O volume II - A crise do milagre brasileiro - traz documentos com várias informações sobre as repercussões da crise junto ao movimento operário nos primeiros anos da década de 70 e a "acumulação de forças" que este empreendeu entre 75/77. Época em que, sob a vigência do "milagre econômico", desmoronava a crença da esquerda na tese da estagnação do pós-64, quando na verdade se desenvolvia um brutal expansionismo. Estes documentos estampam as conseqüências econômicas, sociais e políticas do terror de Estado praticado pela ditadura militar que, dizimou inicialmente a esquerda armada para depois atingir a espinha dorsal da esquerda tradicional, especialmente do PC e PC do B, através da prisão (e morte) de vários membros de seus respectivos Comitês Centrais. Destacam-se neste volume as informações da resistência operária nos anos 73/74, quando a eclosão de algumas greves não pôde encontrar repercussão na grande imprensa, então sob terrível censura. Pode-se, lendo estes documentos, obter informações da dura luta de resistência defensiva do movimento operário e da esquerda, bem como da reorganização das oposições sindicais, suas concepções em busca da independência operária e da estratégia classista. A Antologia acrescenta documentos do POC, MEP, MR8, além das organizações anteriormente citadas e que peraneciam com atividade ao longo dos anos 70.
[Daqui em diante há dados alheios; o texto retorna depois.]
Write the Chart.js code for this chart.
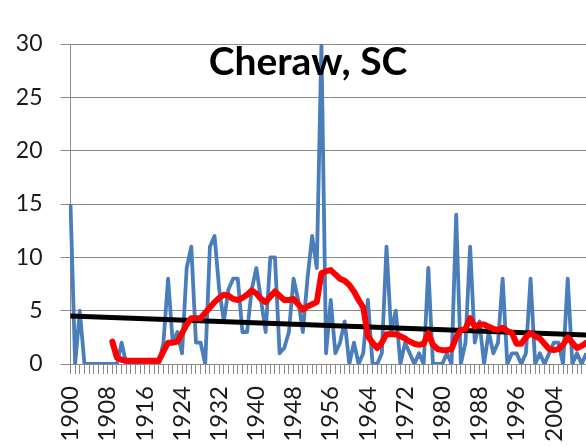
<!DOCTYPE html>
<html><head><meta charset="utf-8">
<script src="https://cdn.jsdelivr.net/npm/chart.js@4"></script>
<style>
html,body{margin:0;padding:0;background:#fff;overflow:hidden;width:586px;height:447px}
#wrap{position:absolute;left:0;top:0;width:600px;height:447px}
</style>
</head><body><div id="wrap"><canvas id="c"></canvas></div>
<script>
const titleText = 'Cheraw, SC';
const years = ['1900','1901','1902','1903','1904','1905','1906','1907','1908','1909',
'1910','1911','1912','1913','1914','1915','1916','1917','1918','1919',
'1920','1921','1922','1923','1924','1925','1926','1927','1928','1929',
'1930','1931','1932','1933','1934','1935','1936','1937','1938','1939',
'1940','1941','1942','1943','1944','1945','1946','1947','1948','1949',
'1950','1951','1952','1953','1954','1955','1956','1957','1958','1959',
'1960','1961','1962','1963','1964','1965','1966','1967','1968','1969',
'1970','1971','1972','1973','1974','1975','1976','1977','1978','1979',
'1980','1981','1982','1983','1984','1985','1986','1987','1988','1989',
'1990','1991','1992','1993','1994','1995','1996','1997','1998','1999',
'2000','2001','2002','2003','2004','2005','2006','2007','2008','2009',
'2010','2011'];
const tickYears = ['1900','1908','1916','1924','1932','1940','1948','1956','1964','1972','1980','1988','1996','2004'];
// annual values
const annual = [15,0,5,0,0,0,0,0,0,0,
0,2,0,0,0,0,0,0,0,0,
2,8,2,3,1,9,11,2,2,0,
11,12,7,4,7,8,8,3,3,7,
9,6,3,10,10,1,1.5,3,8,6,
3,8,12,9,30,1,6,1,2,4,
0,2,0,1,6,0,0,1,11,3,
5,0,2,1,0,1,0,9,0,0,
0,1,0,14,0,2,11,2,4,0,
3,1,2,8,0,1,1,0,1,8,
0,1,0,1,2,2,0,8,0,1,
0,1];
// moving average (red)
const movingAvg = [null,null,null,null,null,null,null,null,null,2.1,
0.6,0.4,0.3,0.3,0.3,0.3,0.3,0.3,0.3,0.3,
1.2,2.0,2.0,2.1,2.9,3.7,4.3,4.3,4.3,4.8,
5.3,5.8,6.2,6.5,6.4,6.1,6.0,6.2,6.5,6.9,
6.6,6.1,5.8,6.3,6.8,6.4,6.0,6.0,6.1,5.6,
5.1,5.4,5.6,5.8,8.5,8.7,8.8,8.4,8.0,7.8,
7.4,6.8,6.0,5.3,2.6,2.0,1.5,2.0,2.8,2.8,
2.8,2.6,2.4,2.1,1.9,1.8,1.9,2.9,1.8,1.4,
1.3,1.3,1.4,2.5,3.2,3.3,4.3,3.5,3.7,3.7,
3.5,3.3,3.2,3.4,3.1,2.9,1.9,1.9,2.5,2.9,
2.6,2.4,1.9,1.4,1.3,1.4,1.8,2.5,2.0,1.5,
1.7,2.0];
// linear trend end points (1900 and 2011)
const trend = [4.5].concat(new Array(110).fill(null)).concat([2.72]);

const titlePlugin = {
  id: 'insideTitle',
  afterDatasetsDraw(chart) {
    const ctx = chart.ctx, a = chart.chartArea;
    ctx.save();
    ctx.font = 'bold 39px Lato';
    ctx.fillStyle = '#000';
    ctx.textAlign = 'center';
    ctx.textBaseline = 'middle';
    ctx.fillText(titleText, 308, a.top + 18);
    ctx.restore();
  }
};

new Chart(document.getElementById('c'), {
  type: 'line',
  data: {
    labels: years,
    datasets: [
      {label: 'Average', data: movingAvg, borderColor: '#FF0000', borderWidth: 6, pointRadius: 0, tension: 0, order: 0, borderJoinStyle: 'round', borderCapStyle: 'round'},
      {label: 'Trend', data: trend, borderColor: '#000000', borderWidth: 5, pointRadius: 0, tension: 0, spanGaps: true, order: 1},
      {label: 'Annual', data: annual, borderColor: '#4A7EBB', borderWidth: 3.8, pointRadius: 0, tension: 0, order: 2, borderJoinStyle: 'round'}
    ]
  },
  options: {
    responsive: true,
    maintainAspectRatio: false,
    animation: false,
    layout: {padding: {top: 44, right: 13.7, bottom: 0, left: 0}},
    plugins: {legend: {display: false}, tooltip: {enabled: false}, title: {display: false}},
    scales: {
      x: {
        grid: {display: true, drawOnChartArea: false, drawTicks: true, tickLength: 10, color: '#8a8a8a'},
        border: {display: true, color: '#8a8a8a', width: 1},
        ticks: {
          autoSkip: false, minRotation: 90, maxRotation: 90, padding: 12,
          font: {family: 'Lato', size: 24}, color: '#1a1a1a',
          callback: function(v, i) { return tickYears.includes(years[i]) ? years[i] : ''; }
        },
        afterFit: function(s) { s.height = 83; s.paddingLeft = 0; s.paddingRight = 0; }
      },
      y: {
        min: 0, max: 30,
        grid: {color: '#8a8a8a', tickLength: 10, lineWidth: 1},
        border: {display: true, color: '#8a8a8a'},
        ticks: {stepSize: 5, padding: 18, font: {family: 'Lato', size: 23}, color: '#1a1a1a'},
        afterFit: function(s) { s.width = 70.5; s.paddingTop = 0; s.paddingBottom = 0; }
      }
    }
  },
  plugins: [titlePlugin]
});
</script>
</body></html>
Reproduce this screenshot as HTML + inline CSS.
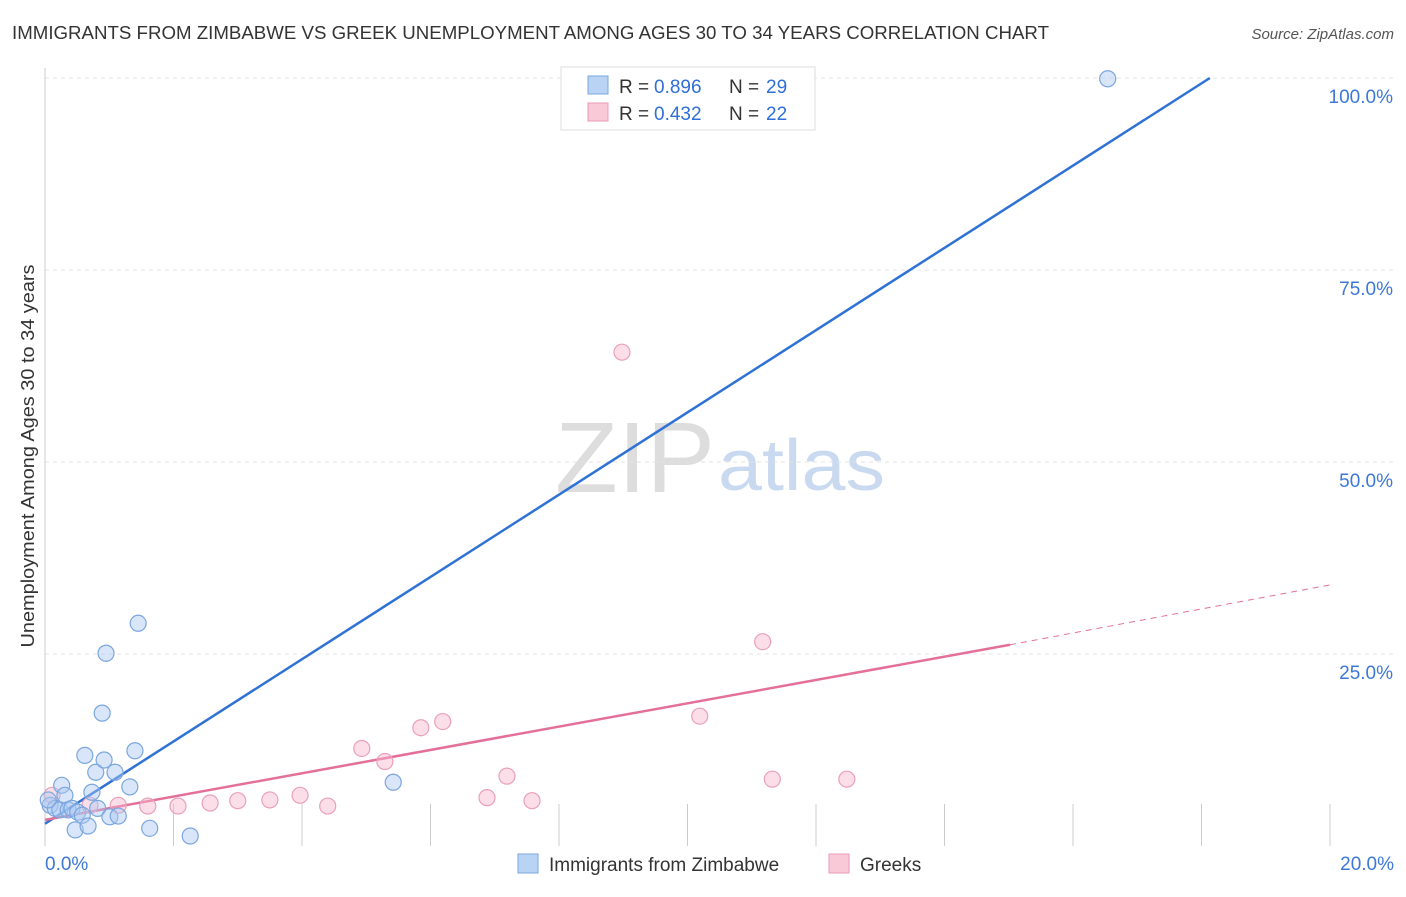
<!DOCTYPE html>
<html><head><meta charset="utf-8"><style>
body{margin:0;background:#fff;font-family:"Liberation Sans",sans-serif;}
svg text{font-family:"Liberation Sans",sans-serif;}
</style></head><body>
<svg id="chart" width="1406" height="892">
<text x="12" y="39" font-size="18" fill="#333" textLength="1037" lengthAdjust="spacingAndGlyphs">IMMIGRANTS FROM ZIMBABWE VS GREEK UNEMPLOYMENT AMONG AGES 30 TO 34 YEARS CORRELATION CHART</text>
<text x="1394" y="39" font-size="15" fill="#555" font-style="italic" text-anchor="end">Source: ZipAtlas.com</text>
<g><text x="555" y="492" font-size="100" fill="#ddd" font-family="Liberation Serif" textLength="160" lengthAdjust="spacingAndGlyphs">ZIP</text><text x="718" y="490" font-size="72" fill="#c9d9f0" textLength="167" lengthAdjust="spacingAndGlyphs">atlas</text></g>
<g id="grid"></g><g id="axes"></g><g id="lines"></g><g id="pts"></g>
<text transform="translate(34,456) rotate(-90)" font-size="18" fill="#333" text-anchor="middle" textLength="383" lengthAdjust="spacingAndGlyphs">Unemployment Among Ages 30 to 34 years</text>
<g>
<rect x="561" y="67" width="254" height="63" fill="#fff" stroke="#ddd"/>
<rect x="588" y="76" width="20" height="18" fill="#b9d3f5" stroke="#7aa7e0"/>
<text x="619" y="93" font-size="19" fill="#333">R = </text><text x="654" y="93" font-size="19" fill="#2f6fd6">0.896</text>
<text x="729" y="93" font-size="19" fill="#333">N = </text><text x="766" y="93" font-size="19" fill="#2f6fd6">29</text>
<rect x="588" y="103" width="20" height="18" fill="#f9c9d8" stroke="#e99ab4"/>
<text x="619" y="120" font-size="19" fill="#333">R = </text><text x="654" y="120" font-size="19" fill="#2f6fd6">0.432</text>
<text x="729" y="120" font-size="19" fill="#333">N = </text><text x="766" y="120" font-size="19" fill="#2f6fd6">22</text>
</g>
<g>
<rect x="518" y="854" width="20" height="19" fill="#b9d3f5" stroke="#7aa7e0"/>
<text x="549" y="871" font-size="19" fill="#333">Immigrants from Zimbabwe</text>
<rect x="829" y="854" width="20" height="19" fill="#f9c9d8" stroke="#e99ab4"/>
<text x="860" y="871" font-size="19" fill="#333">Greeks</text>
</g>
</svg>
<script>
const blueX=[0.08,0.16,0.23,0.26,0.31,0.36,0.42,0.47,0.51,0.58,0.62,0.67,0.73,0.79,0.82,0.89,0.92,0.95,1.01,1.09,1.14,1.32,1.40,1.45,1.63,2.26,5.42,16.54,0.05];
const blueY=[5.3,4.9,4.7,7.9,6.6,4.7,4.9,2.1,4.4,4.0,11.8,2.6,7.0,9.6,4.9,17.3,11.2,25.1,3.8,9.6,3.9,7.7,12.4,29.0,2.3,1.3,8.3,99.9,6.0];
const pinkX=[0.11,0.70,1.14,1.60,2.07,2.57,3.00,3.50,3.97,4.40,4.93,5.29,5.85,6.19,6.88,7.19,7.58,8.98,10.19,11.17,11.32,12.48];
const pinkY=[6.6,5.3,5.3,5.2,5.2,5.6,5.9,6.0,6.6,5.2,12.7,11.0,15.4,16.2,6.3,9.1,5.9,64.3,16.9,26.6,8.7,8.7];
const yTicks=[25,50,75,100];
const yTickLabels=["25.0%","50.0%","75.0%","100.0%"];
const xTicks=[0,2,4,6,8,10,12,14,16,18,20];
const blueFit=[[0,2.9],[18.13,100]];
const pinkFit=[[0,3.4],[15.02,26.2]];
const pinkDash=[[15.02,26.2],[20,34]];
const X=v=>45+v/20*1285, Y=v=>846-v/100*768;
const NS="http://www.w3.org/2000/svg";
function mk(p,t,a){const e=document.createElementNS(NS,t);for(const k in a)e.setAttribute(k,a[k]);document.getElementById(p).appendChild(e);return e;}
yTicks.forEach((t,i)=>{
 const l=mk('grid','line',{x1:45,x2:1394,y1:Y(t),y2:Y(t),stroke:'#e3e3e3','stroke-dasharray':'4,4'});
 
 
 const tx=mk('grid','text',{x:1393,y:Y(t)+25,'font-size':19,fill:'#3d78d8','text-anchor':'end'});
 tx.textContent=yTickLabels[i];
 
 
});
let ax=mk('axes','line',{x1:45,x2:45,y1:68,y2:846,stroke:'#ccc'});


xTicks.forEach(t=>{if(t===0)return;
 const l=mk('axes','line',{x1:X(t),x2:X(t),y1:804,y2:846,stroke:'#ccc'});
 
 
});
let t0=mk('axes','text',{x:45,y:870,'font-size':19,fill:'#3d78d8'});t0.textContent='0.0%';


let t1=mk('axes','text',{x:1394,y:870,'font-size':19,fill:'#3d78d8','text-anchor':'end'});t1.textContent='20.0%';


function ln(f,c,d,n){const e=mk('lines','line',{x1:X(f[0][0]),y1:Y(f[0][1]),x2:X(f[1][0]),y2:Y(f[1][1]),stroke:c,'stroke-width':d?1:2.5,'stroke-dasharray':d?'6,5':'none'});
 
 }
pinkX.forEach((x,i)=>{const c=mk('pts','circle',{cx:X(x),cy:Y(pinkY[i]),r:8,fill:'rgba(246,182,203,0.45)',stroke:'#eaa0ba','stroke-width':1.2});
 
 });
blueX.forEach((x,i)=>{const c=mk('pts','circle',{cx:X(x),cy:Y(blueY[i]),r:8,fill:'rgba(170,200,242,0.45)',stroke:'#7aa6df','stroke-width':1.2});
 
 });
ln(blueFit,'#2f72d6',false,'zimbabwe-trend-line');
ln(pinkFit,'#e4709a',false,'greeks-trend-line');
ln(pinkDash,'#e4709a',true,'greeks-trend-extension');
</script>
</body></html>
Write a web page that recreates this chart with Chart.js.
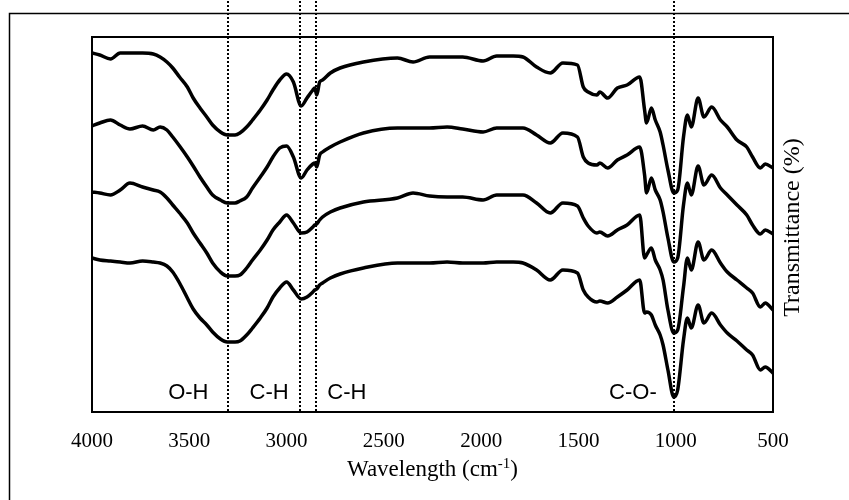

O volume III - A reconstrução - inicia-se com documentos da esquerda sobre as greves metalúrgicas de 1978/ 80, ocorridas no ABC paulista e na cidade de São Paulo, chegando às articulações sindicais que deram origem à CUT e à Conclat, ao final de 83. Traz documentos das Oposições Sindicais, do PC do B, MR-8, PCB, AP-ML, de militantes diversos e tendências presentes no interior do PT. É particularmente importante a polêmica sobre as greves metalúrgicas de 79 no ABC e em São Paulo, bem como a greve dos 41 dias, em São Bernardo, em 80. Uma leitura que permite constatar o distanciamento prático do PCB que, após a repressão que sofreu nos anos 70, consolidava a concepção da "frente democrática" em detrimento do movimento operário.

Completam este volume documentos de setores que se encontram na gênese das centrais sindicais em nosso país ao final de 70 e início de 80. Textos da Unidade Sindical, do Entoes, da Anampos, que demarcavam as diferenças e heterogeneidades presentes no interior do nosso movimento sindical e que se constituem em importante material para o entendimento do porque da impossibilidade, naquele momento da nossa história sindical, da constituição de uma única central sindical, ao menos no campo da esquerda. Clivagens sindicais e políticas obstavam uma unidade concreta no interior do mundo do trabalho. De lá para cá esta história é conhecida e tem sido objeto de pesquisa e controvérsia...

Trata-se de urna pesquisa abrangente e séria; realizada junto ao Archivio Storico del Movimento Operaio Brasiliano em Milão, ao Arquivo Edgard Leuenroth da Unicamp, ao Centro Pastoral Vergueiro, entre outros centros de documentação, e que fornece expressivo acervo para novos estudos acerca do entendimento feito no interior da esquerda sobre o movimento operário.

Ricardo Antunes é professor de Sociologia do Trabalho na Unicamp.